US Capitalism Is New 'Tiger'

With Asia's troubles, US firms' focus on short-term profits is becoming world model.

No one can say with authority how - or when - Asia's money woes will end. But one thing seems clear as banks totter from Tokyo to Taipei: The US financial system is looking pretty solid by comparison.

Call it Wall Street's revenge. For years, many economists charged that US-style capitalism focused too much on next quarter's profits. They urged America to adopt some aspects of the Asian model, with its emphasis on long-term planning and tight relations between banks and business.

But "short-term focus" now looks like market discipline that keeps firms on track. Asian "long- term planning," in some instances, included bad loans to leaders' cronies for projects that made no economic sense.

It now seems inevitable that Asia will be forced to embrace some aspects of US financing, such as greater public disclosure of banking information and more-rigorous critiques of short-term prospects.

"We have a much better type of set up for a financial system than they have in Japan or Korea, and they will move closer to the US model," says Morris Goldstein, a senior fellow at the Institute for International Economics here. "But that doesn't mean the US model is without problems."

The US model looks good today due to the continued strength of the nation's economy. Asia's troubles have dealt the stock market a few blows -- but that instability has not affected the outlook for the actual US production of goods and services. Not yet, anyway.

Meanwhile, stock markets throughout Asia dived sharply yesterday. Asian currencies continued to lose value versus the US dollar, amid concerns that Korea was procrastinating over its implementation of reforms required by a $57 billion International Monetary Fund bailout.

South Korean President Kim Young-sam apologized to the public for the second time in a month for the nation's deepening economic crisis.

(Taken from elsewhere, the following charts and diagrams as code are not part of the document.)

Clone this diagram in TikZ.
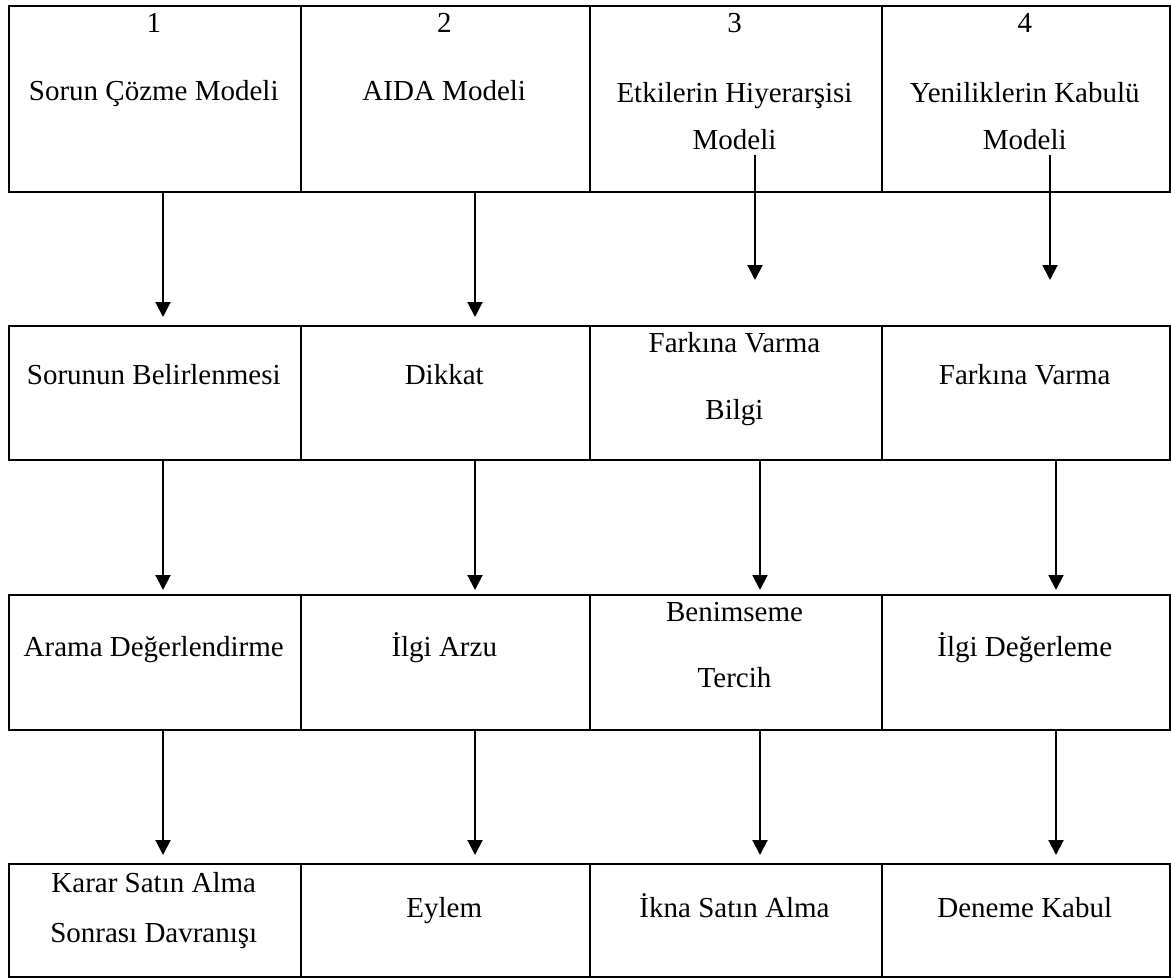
\documentclass[tikz,border=0pt]{standalone}
\usepackage{fontspec}
\setmainfont{Liberation Serif}
\usetikzlibrary{arrows.meta,calc}
\begin{document}
\begin{tikzpicture}[x=1pt,y=-1pt,
  cell/.style={draw,line width=2pt,rectangle,inner sep=0pt,anchor=north west},
  txt/.style={inner sep=0pt,anchor=base,font=\fontsize{29}{35}\selectfont},
  arr/.style={line width=2pt,-{Triangle[width=15pt,length=15pt]}}]
\useasboundingbox (0,0) rectangle (1171,980);
% row 1
\node[cell,minimum width=292.5pt,minimum height=186pt] (c11) at (7.5,5) {};
\node[cell,minimum width=288.5pt,minimum height=186pt] (c12) at (300,5) {};
\node[cell,minimum width=292pt,minimum height=186pt] (c13) at (588.5,5) {};
\node[cell,minimum width=288.5pt,minimum height=186pt] (c14) at (880.5,5) {};
% row 2
\node[cell,minimum width=292.5pt,minimum height=134pt] (c21) at (7.5,325) {};
\node[cell,minimum width=288.5pt,minimum height=134pt] (c22) at (300,325) {};
\node[cell,minimum width=292pt,minimum height=134pt] (c23) at (588.5,325) {};
\node[cell,minimum width=288.5pt,minimum height=134pt] (c24) at (880.5,325) {};
% row 3
\node[cell,minimum width=292.5pt,minimum height=135pt] (c31) at (7.5,594) {};
\node[cell,minimum width=288.5pt,minimum height=135pt] (c32) at (300,594) {};
\node[cell,minimum width=292pt,minimum height=135pt] (c33) at (588.5,594) {};
\node[cell,minimum width=288.5pt,minimum height=135pt] (c34) at (880.5,594) {};
% row 4
\node[cell,minimum width=292.5pt,minimum height=113pt] (c41) at (7.5,863) {};
\node[cell,minimum width=288.5pt,minimum height=113pt] (c42) at (300,863) {};
\node[cell,minimum width=292pt,minimum height=113pt] (c43) at (588.5,863) {};
\node[cell,minimum width=288.5pt,minimum height=113pt] (c44) at (880.5,863) {};
% texts row 1
\node[txt] (t11a) at (153.75,32) {1};
\node[txt] (t11b) at (153.75,100) {Sorun Çözme Modeli};
\node[txt] (t12a) at (444.25,32) {2};
\node[txt] (t12b) at (444.25,100) {AIDA Modeli};
\node[txt] (t13a) at (734.5,32) {3};
\node[txt] (t13b) at (734.5,102) {Etkilerin Hiyerarşisi};
\node[txt] (t13c) at (734.5,149) {Modeli};
\node[txt] (t14a) at (1024.75,32) {4};
\node[txt] (t14b) at (1024.75,102) {Yeniliklerin Kabulü};
\node[txt] (t14c) at (1024.75,149) {Modeli};
% texts row 2
\node[txt] (t21) at (153.75,384) {Sorunun Belirlenmesi};
\node[txt] (t22) at (444.25,384) {Dikkat};
\node[txt] (t23a) at (734.5,352) {Farkına Varma};
\node[txt] (t23b) at (734.5,419) {Bilgi};
\node[txt] (t24) at (1024.75,384) {Farkına Varma};
% texts row 3
\node[txt] (t31) at (153.75,656) {Arama Değerlendirme};
\node[txt] (t32) at (444.25,656) {İlgi Arzu};
\node[txt] (t33a) at (734.5,621) {Benimseme};
\node[txt] (t33b) at (734.5,687) {Tercih};
\node[txt] (t34) at (1024.75,656) {İlgi Değerleme};
% texts row 4
\node[txt] (t41a) at (153.75,892) {Karar Satın Alma};
\node[txt] (t41b) at (153.75,942) {Sonrası Davranışı};
\node[txt] (t42) at (444.25,917) {Eylem};
\node[txt] (t43) at (734.5,917) {İkna Satın Alma};
\node[txt] (t44) at (1024.75,917) {Deneme Kabul};
% arrow columns
\coordinate (a1) at (163,0);
\coordinate (a2) at (475,0);
\coordinate (a3) at (755,0);
\coordinate (a3b) at (760,0);
\coordinate (a4) at (1050,0);
\coordinate (a4b) at (1056,0);
% row 1 -> row 2
\draw[arr,shorten >=8pt] (c11.south -| a1) -- (c21.north -| a1);
\draw[arr,shorten >=8pt] (c12.south -| a2) -- (c22.north -| a2);
\draw[arr,shorten >=45pt] ([yshift=38pt]c13.south -| a3) -- (c23.north -| a3);
\draw[arr,shorten >=45pt] ([yshift=38pt]c14.south -| a4) -- (c24.north -| a4);
% row 2 -> row 3
\draw[arr,shorten >=4pt] (c21.south -| a1) -- (c31.north -| a1);
\draw[arr,shorten >=4pt] (c22.south -| a2) -- (c32.north -| a2);
\draw[arr,shorten >=4pt] (c23.south -| a3b) -- (c33.north -| a3b);
\draw[arr,shorten >=4pt] (c24.south -| a4b) -- (c34.north -| a4b);
% row 3 -> row 4
\draw[arr,shorten >=8pt] (c31.south -| a1) -- (c41.north -| a1);
\draw[arr,shorten >=8pt] (c32.south -| a2) -- (c42.north -| a2);
\draw[arr,shorten >=8pt] (c33.south -| a3b) -- (c43.north -| a3b);
\draw[arr,shorten >=8pt] (c34.south -| a4b) -- (c44.north -| a4b);
\end{tikzpicture}
\end{document}
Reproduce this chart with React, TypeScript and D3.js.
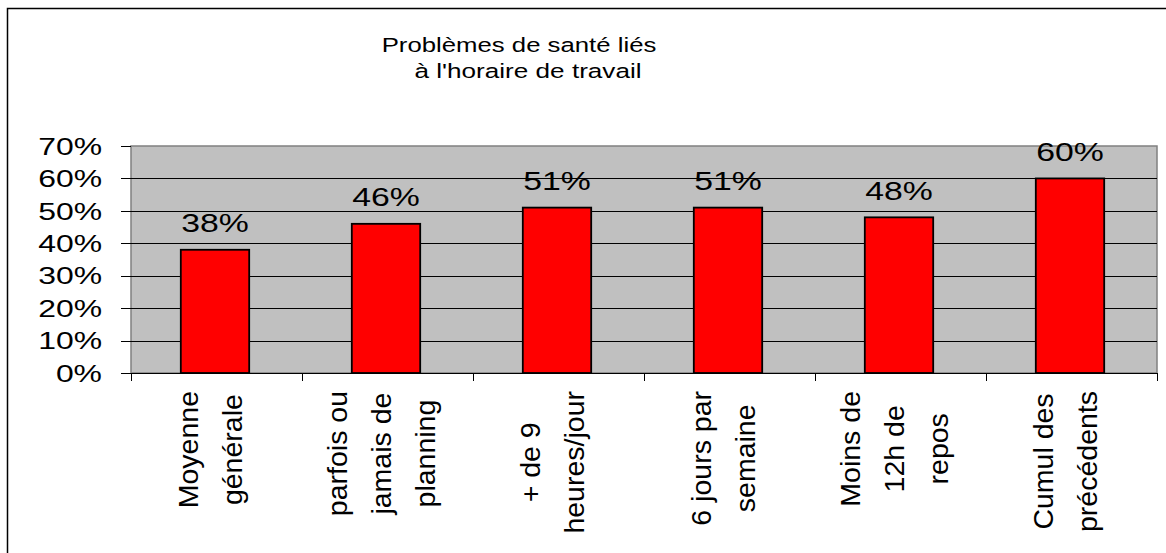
import React from "react";
import * as d3 from "d3";

const titleLines = ["Problèmes de santé liés", "à l'horaire de travail"];
const categories: string[][] = [
  ["Moyenne", "générale"],
  ["parfois ou", "jamais de", "planning"],
  ["+ de 9", "heures/jour"],
  ["6 jours par", "semaine"],
  ["Moins de", "12h de", "repos"],
  ["Cumul des", "précédents"],
];
const values = [0.38, 0.46, 0.51, 0.51, 0.48, 0.6];
const yTicks = [0, 0.1, 0.2, 0.3, 0.4, 0.5, 0.6, 0.7];

const W = 1166;
const H = 553;
const FONT = '"Liberation Sans", Arial, sans-serif';
const PLOT = { left: 131, right: 1157, top: 146, bottom: 373 };
const ROT_FONT = 28.5;

let measureCtx: CanvasRenderingContext2D | null = null;
function textWidth(s: string, size: number): number {
  if (!measureCtx) {
    const c = document.createElement("canvas");
    measureCtx = c.getContext("2d");
  }
  if (!measureCtx) return s.length * size * 0.5;
  measureCtx.font = `${size}px "Liberation Sans"`;
  return measureCtx.measureText(s).width;
}

export default function App() {
  const idx = categories.map((_, i) => String(i));
  const x = d3
    .scaleBand<string>()
    .domain(idx)
    .range([PLOT.left - 1.5, PLOT.right - 1.5])
    .paddingInner(0.6)
    .paddingOuter(0.3);
  const xCat = d3.scaleBand<string>().domain(idx).range([PLOT.left, PLOT.right]);
  const y = d3.scaleLinear().domain([0, 0.7]).range([PLOT.bottom, PLOT.top]);
  const fmt = d3.format(".0%");

  const boundaries = d3.range(categories.length + 1).map((i) => PLOT.left + i * xCat.step());

  return (
    <svg
      width={W}
      height={H}
      style={{ position: "absolute", left: 0, top: 0, background: "#fff" }}
      fontFamily={FONT}
    >
      {/* outer frame */}
      <rect x={7.5} y={8.5} width={W + 20} height={H + 20} fill="#fff" stroke="#000" strokeWidth={1.5} />

      {/* title */}
      <g fill="#000" fontSize={19.5}>
        <text transform={`translate(519,51.5) scale(1.32,1)`} textAnchor="middle">
          {titleLines[0]}
        </text>
        <text transform={`translate(528,78) scale(1.34,1)`} textAnchor="middle">
          {titleLines[1]}
        </text>
      </g>

      {/* plot area */}
      <rect
        x={PLOT.left}
        y={PLOT.top}
        width={PLOT.right - PLOT.left}
        height={PLOT.bottom - PLOT.top}
        fill="#C0C0C0"
        stroke="#808080"
        strokeWidth={1.5}
      />
      {yTicks
        .filter((t) => t > 0 && t < 0.7)
        .map((t) => (
          <line
            key={"g" + t}
            x1={PLOT.left}
            x2={PLOT.right}
            y1={Math.round(y(t)) + 0.5}
            y2={Math.round(y(t)) + 0.5}
            stroke="#000"
            strokeWidth={1}
          />
        ))}

      {/* y axis ticks and labels */}
      {yTicks.map((t) => (
        <g key={"y" + t}>
          <line
            x1={PLOT.left - 10}
            x2={PLOT.left}
            y1={Math.round(y(t)) + 0.5}
            y2={Math.round(y(t)) + 0.5}
            stroke="#000"
            strokeWidth={1}
          />
          <text
            transform={`translate(102,${y(t) + 8.7}) scale(1.33,1)`}
            textAnchor="end"
            fontSize={24}
            fill="#000"
          >
            {fmt(t)}
          </text>
        </g>
      ))}

      {/* bars */}
      {values.map((v, i) => (
        <rect
          key={"b" + i}
          x={x(String(i))!}
          y={y(v)}
          width={x.bandwidth()}
          height={y(0) - y(v)}
          fill="#FF0000"
          stroke="#000"
          strokeWidth={1.8}
        />
      ))}

      {/* data labels */}
      {values.map((v, i) => (
        <text
          key={"l" + i}
          transform={`translate(${x(String(i))! + x.bandwidth() / 2},${y(v) - 17.5}) scale(1.3,1)`}
          textAnchor="middle"
          fontSize={26}
          fill="#000"
        >
          {fmt(v)}
        </text>
      ))}

      {/* x axis */}
      <line x1={PLOT.left} x2={PLOT.right} y1={PLOT.bottom + 0.5} y2={PLOT.bottom + 0.5} stroke="#000" strokeWidth={1} />
      {boundaries.map((bx, i) => (
        <line
          key={"t" + i}
          x1={Math.round(bx) + 0.5}
          x2={Math.round(bx) + 0.5}
          y1={PLOT.bottom}
          y2={PLOT.bottom + 8}
          stroke="#000"
          strokeWidth={1}
        />
      ))}

      {/* category labels (rotated) */}
      {categories.map((lines, i) => {
        const cx = xCat(String(i))! + xCat.bandwidth() / 2 + 3;
        const maxLen = d3.max(lines, (l) => textWidth(l, ROT_FONT)) || 0;
        const cy = 391 + maxLen / 2;
        const spacing = 44;
        return lines.map((l, j) => {
          const bx = cx + (j - (lines.length - 1) / 2) * spacing;
          return (
            <text
              key={"c" + i + "_" + j}
              transform={`translate(${bx},${cy}) rotate(-90)`}
              textAnchor="middle"
              fontSize={ROT_FONT}
              fill="#000"
            >
              {l}
            </text>
          );
        });
      })}
    </svg>
  );
}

Asia hurt by cozy bank-firm ties

The causes of Asia's woes are many and varied. Ironically, one is the very success of the US economy, which drives up the dollar's worth and has hurt Asian currencies.

But at the heart of many current Asian problems is finance. From Singapore to Japan, the system for pumping funds to businesses is fundamentally different than it is in the US.

Flexible. Short-term. Harsh. Rigorous.

Call it what you will, "we have an incredibly competitive system," says Gary Jefferson, a professor of international economics at Brandeis University in Waltham, Mass. "Capital can move very quickly."

That's because dispassionate financial markets - as opposed to more-friendly banks - are more important in the US than elsewhere. Bank loans in the US are equal to only about half the nation's gross domestic product, according to a World Bank study. Much of the rest of US capital comes from places like the bond market, which can punish a corporate misstep overnight via a drop in value.

In Malaysia, by contrast, bank loans equal 100 percent of GDP. In Japan, they equal 150 percent.

Furthermore, huge chunks of US stocks are owned by pension funds, mutual funds, and other "hot" institutional investors who are keenly interested in their own quarter-to-quarter results. Stocks that seem off track can get hammered.

Less willing to punish missteps

Some Asian practices look cozy by comparison. Korea, for instance, has followed Japan in building up big "chaebols" - conglomerate corporations that dominate the economy and own one another's stock. Corporate boards can be interlaced, leading to an inevitable reluctance to quickly punish any problem and less ability to move fast in the face of market changes.

So when some macroeconomic imbalance occurs, such as the recent dive in value of Asian national currencies - wham.

"Asian cooperation has worked well in the longer run, but it's not very flexible," says Peter Temin, an economist at the Massachusetts Institute of Technology.

Some aspects of the bond-driven US economy will show up in Asia in coming years, say economists. Witness the effort by the IMF, which is asking South Korea to make some changes in disclosure and other aspects of its capital markets in return for its big bailout loan.

But such change may not come easy. Resentment is building over what many see as a US-dictated infringement of Korean sovereignty and over Washington's refusal to put much of its own money at risk to help an old ally.

Furthermore, the US system isn't without its flaws. It didn't prevent the big US savings-and-loan crash, which is somewhat similar to Asia's crash today. It also depresses investments in research and development and other long-payoff items.

In a few years, the Nike may be on the other foot, if Asia recovers and the US goes into recession.